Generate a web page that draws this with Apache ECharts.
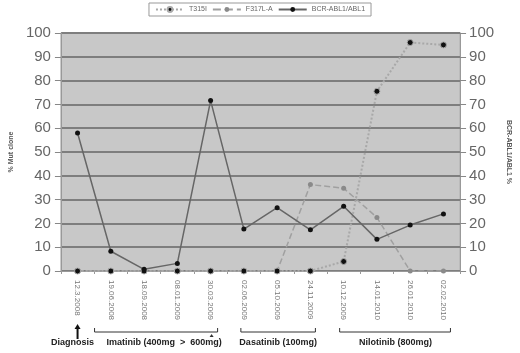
<!DOCTYPE html>
<html>
<head>
<meta charset="utf-8">
<script src="https://cdn.jsdelivr.net/npm/echarts@6/dist/echarts.min.js"></script>
<style>
  html, body { margin: 0; padding: 0; background: #fff; }
  #chart { width: 520px; height: 353px; }
</style>
</head>
<body>
<div id="chart"></div>
<script>
var dates = ['12.3.2008', '19.06.2008', '18.09.2008', '08.01.2009', '30.03.2009', '02.06.2009',
  '05.10.2009', '24.11.2009', '10.12.2009', '14.01.2010', '26.01.2010', '02.02.2010'];
var t315i = [0, 0, 0, 0, 0, 0, 0, 0, 4, 75.5, 96, 95];
var f317l = [0, 0, 0, 0, 0, 0, 0, 36.3, 34.8, 22.5, 0, 0];
var bcrAbl = [58, 8.3, 0.7, 3.2, 71.6, 17.6, 26.6, 17.3, 27.2, 13.3, 19.3, 24];
var yTicks = [0, 100, 10];

var myChart = echarts.init(document.getElementById('chart'));
var font = 'Liberation Sans, Arial, sans-serif';

var option = {
  animation: false,
  textStyle: { fontFamily: font },
  legend: {
    top: 3,
    left: 'center',
    width: 230,
    padding: [3, 6],
    itemGap: 5,
    itemWidth: 28,
    itemHeight: 6,
    borderColor: '#999',
    borderWidth: 1,
    textStyle: { fontSize: 7, color: '#666' },
    data: ['T315I', 'F317L-A', 'BCR-ABL1/ABL1']
  },
  grid: {
    left: 50, right: 50, top: 33, bottom: 82,
    show: true,
    backgroundColor: '#c8c8c8',
    borderColor: '#aaa',
    borderWidth: 1
  },
  xAxis: {
    type: 'category',
    data: dates,
    boundaryGap: true,
    axisLine: { lineStyle: { color: '#999', width: 1 } },
    axisTick: { show: true, length: 3, lineStyle: { color: '#999' } },
    axisLabel: { rotate: -90, fontSize: 8, color: '#777', margin: 9, interval: 0 }
  },
  yAxis: [
    {
      type: 'value', min: yTicks[0], max: yTicks[1], interval: yTicks[2],
      name: '% Mut clone', nameLocation: 'middle', nameGap: 40, nameRotate: 90,
      nameTextStyle: { fontSize: 7, fontWeight: 'bold', color: '#555' },
      axisLine: { show: true, lineStyle: { color: '#999' } },
      axisTick: { show: true, length: 6, lineStyle: { color: '#888' } },
      axisLabel: { fontSize: 15, color: '#666', margin: 10 },
      splitLine: { lineStyle: { color: '#7e7e7e', width: 2 } }
    },
    {
      type: 'value', min: yTicks[0], max: yTicks[1], interval: yTicks[2],
      name: 'BCR-ABL1/ABL1 %', nameLocation: 'middle', nameGap: 40, nameRotate: -90,
      nameTextStyle: { fontSize: 7, fontWeight: 'bold', color: '#555' },
      axisLine: { show: true, lineStyle: { color: '#999' } },
      axisTick: { show: true, length: 6, lineStyle: { color: '#888' } },
      axisLabel: { fontSize: 15, color: '#666', margin: 9 },
      splitLine: { show: false }
    }
  ],
  series: [
    {
      name: 'T315I', type: 'line', data: t315i,
      symbol: 'circle', symbolSize: 6,
      lineStyle: { type: 'dotted', color: '#a8a8a8', width: 2 },
      itemStyle: { color: '#111', borderColor: '#aaa', borderWidth: 1 },
      z: 3
    },
    {
      name: 'F317L-A', type: 'line', data: f317l,
      symbol: 'circle', symbolSize: 5,
      lineStyle: { type: 'dashed', color: '#a0a0a0', width: 1.5 },
      itemStyle: { color: '#8a8a8a' },
      z: 2
    },
    {
      name: 'BCR-ABL1/ABL1', type: 'line', data: bcrAbl, yAxisIndex: 1,
      symbol: 'circle', symbolSize: 5,
      lineStyle: { type: 'solid', color: '#666', width: 1.5 },
      itemStyle: { color: '#111' },
      z: 4
    }
  ]
};
myChart.setOption(option);

// treatment annotations under the date labels
function px(i) { return myChart.convertToPixel({ xAxisIndex: 0 }, dates[i]); }
var by = 332;
function bracket(x1, x2) {
  return {
    type: 'polyline',
    shape: { points: [[x1, by - 4], [x1, by], [x2, by], [x2, by - 4]] },
    style: { stroke: '#333', lineWidth: 1, fill: null }
  };
}
function label(x, text, align) {
  return {
    type: 'text', x: x, y: 343,
    style: { text: text, fontSize: 9, fontWeight: 'bold', fill: '#222', align: align || 'center', verticalAlign: 'middle', fontFamily: font }
  };
}
var x0 = px(0);
myChart.setOption({
  graphic: [
    { type: 'line', shape: { x1: x0, y1: 339, x2: x0, y2: 327 }, style: { stroke: '#111', lineWidth: 2 } },
    { type: 'polygon', shape: { points: [[x0 - 3, 329], [x0 + 3, 329], [x0, 324]] }, style: { fill: '#111' } },
    label(x0 - 5, 'Diagnosis'),
    bracket(px(0) + 17, px(4) + 7),
    { type: 'polygon', shape: { points: [[px(4) - 1, 337], [px(4) + 3, 337], [px(4) + 1, 334]] }, style: { fill: '#333' } },
    label(px(2) + 20, 'Imatinib (400mg  >  600mg)'),
    bracket(px(5) - 3, px(7) + 5),
    label((px(5) + px(7)) / 2 + 1, 'Dasatinib (100mg)'),
    bracket(px(8) - 4, px(11) + 7),
    label((px(8) + px(11)) / 2 + 2, 'Nilotinib (800mg)')
  ]
});
window.addEventListener('resize', function () { myChart.resize(); });
</script>
</body>
</html>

--- Your goal ---
Reproduce all of the data exactly, omitting each picture it holds.

--- Worked solution ---
Generate a web page that draws this with Apache ECharts.
<!DOCTYPE html>
<html>
<head>
<meta charset="utf-8">
<script src="https://cdn.jsdelivr.net/npm/echarts@6/dist/echarts.min.js"></script>
<style>
  html, body { margin: 0; padding: 0; background: #fff; }
  #chart { width: 520px; height: 353px; }
</style>
</head>
<body>
<div id="chart"></div>
<script>
var dates = ['12.3.2008', '19.06.2008', '18.09.2008', '08.01.2009', '30.03.2009', '02.06.2009',
  '05.10.2009', '24.11.2009', '10.12.2009', '14.01.2010', '26.01.2010', '02.02.2010'];
var t315i = [0, 0, 0, 0, 0, 0, 0, 0, 4, 75.5, 96, 95];
var f317l = [0, 0, 0, 0, 0, 0, 0, 36.3, 34.8, 22.5, 0, 0];
var bcrAbl = [58, 8.3, 0.7, 3.2, 71.6, 17.6, 26.6, 17.3, 27.2, 13.3, 19.3, 24];
var yTicks = [0, 100, 10];

var myChart = echarts.init(document.getElementById('chart'));
var font = 'Liberation Sans, Arial, sans-serif';

var option = {
  animation: false,
  textStyle: { fontFamily: font },
  legend: {
    top: 3,
    left: 'center',
    width: 230,
    padding: [3, 6],
    itemGap: 5,
    itemWidth: 28,
    itemHeight: 6,
    borderColor: '#999',
    borderWidth: 1,
    textStyle: { fontSize: 7, color: '#666' },
    data: ['T315I', 'F317L-A', 'BCR-ABL1/ABL1']
  },
  grid: {
    left: 50, right: 50, top: 33, bottom: 82,
    show: true,
    backgroundColor: '#c8c8c8',
    borderColor: '#aaa',
    borderWidth: 1
  },
  xAxis: {
    type: 'category',
    data: dates,
    boundaryGap: true,
    axisLine: { lineStyle: { color: '#999', width: 1 } },
    axisTick: { show: true, length: 3, lineStyle: { color: '#999' } },
    axisLabel: { rotate: -90, fontSize: 8, color: '#777', margin: 9, interval: 0 }
  },
  yAxis: [
    {
      type: 'value', min: yTicks[0], max: yTicks[1], interval: yTicks[2],
      name: '% Mut clone', nameLocation: 'middle', nameGap: 40, nameRotate: 90,
      nameTextStyle: { fontSize: 7, fontWeight: 'bold', color: '#555' },
      axisLine: { show: true, lineStyle: { color: '#999' } },
      axisTick: { show: true, length: 6, lineStyle: { color: '#888' } },
      axisLabel: { fontSize: 15, color: '#666', margin: 10 },
      splitLine: { lineStyle: { color: '#7e7e7e', width: 2 } }
    },
    {
      type: 'value', min: yTicks[0], max: yTicks[1], interval: yTicks[2],
      name: 'BCR-ABL1/ABL1 %', nameLocation: 'middle', nameGap: 40, nameRotate: -90,
      nameTextStyle: { fontSize: 7, fontWeight: 'bold', color: '#555' },
      axisLine: { show: true, lineStyle: { color: '#999' } },
      axisTick: { show: true, length: 6, lineStyle: { color: '#888' } },
      axisLabel: { fontSize: 15, color: '#666', margin: 9 },
      splitLine: { show: false }
    }
  ],
  series: [
    {
      name: 'T315I', type: 'line', data: t315i,
      symbol: 'circle', symbolSize: 6,
      lineStyle: { type: 'dotted', color: '#a8a8a8', width: 2 },
      itemStyle: { color: '#111', borderColor: '#aaa', borderWidth: 1 },
      z: 3
    },
    {
      name: 'F317L-A', type: 'line', data: f317l,
      symbol: 'circle', symbolSize: 5,
      lineStyle: { type: 'dashed', color: '#a0a0a0', width: 1.5 },
      itemStyle: { color: '#8a8a8a' },
      z: 2
    },
    {
      name: 'BCR-ABL1/ABL1', type: 'line', data: bcrAbl, yAxisIndex: 1,
      symbol: 'circle', symbolSize: 5,
      lineStyle: { type: 'solid', color: '#666', width: 1.5 },
      itemStyle: { color: '#111' },
      z: 4
    }
  ]
};
myChart.setOption(option);

// treatment annotations under the date labels
function px(i) { return myChart.convertToPixel({ xAxisIndex: 0 }, dates[i]); }
var by = 332;
function bracket(x1, x2) {
  return {
    type: 'polyline',
    shape: { points: [[x1, by - 4], [x1, by], [x2, by], [x2, by - 4]] },
    style: { stroke: '#333', lineWidth: 1, fill: null }
  };
}
function label(x, text, align) {
  return {
    type: 'text', x: x, y: 343,
    style: { text: text, fontSize: 9, fontWeight: 'bold', fill: '#222', align: align || 'center', verticalAlign: 'middle', fontFamily: font }
  };
}
var x0 = px(0);
myChart.setOption({
  graphic: [
    { type: 'line', shape: { x1: x0, y1: 339, x2: x0, y2: 327 }, style: { stroke: '#111', lineWidth: 2 } },
    { type: 'polygon', shape: { points: [[x0 - 3, 329], [x0 + 3, 329], [x0, 324]] }, style: { fill: '#111' } },
    label(x0 - 5, 'Diagnosis'),
    bracket(px(0) + 17, px(4) + 7),
    { type: 'polygon', shape: { points: [[px(4) - 1, 337], [px(4) + 3, 337], [px(4) + 1, 334]] }, style: { fill: '#333' } },
    label(px(2) + 20, 'Imatinib (400mg  >  600mg)'),
    bracket(px(5) - 3, px(7) + 5),
    label((px(5) + px(7)) / 2 + 1, 'Dasatinib (100mg)'),
    bracket(px(8) - 4, px(11) + 7),
    label((px(8) + px(11)) / 2 + 2, 'Nilotinib (800mg)')
  ]
});
window.addEventListener('resize', function () { myChart.resize(); });
</script>
</body>
</html>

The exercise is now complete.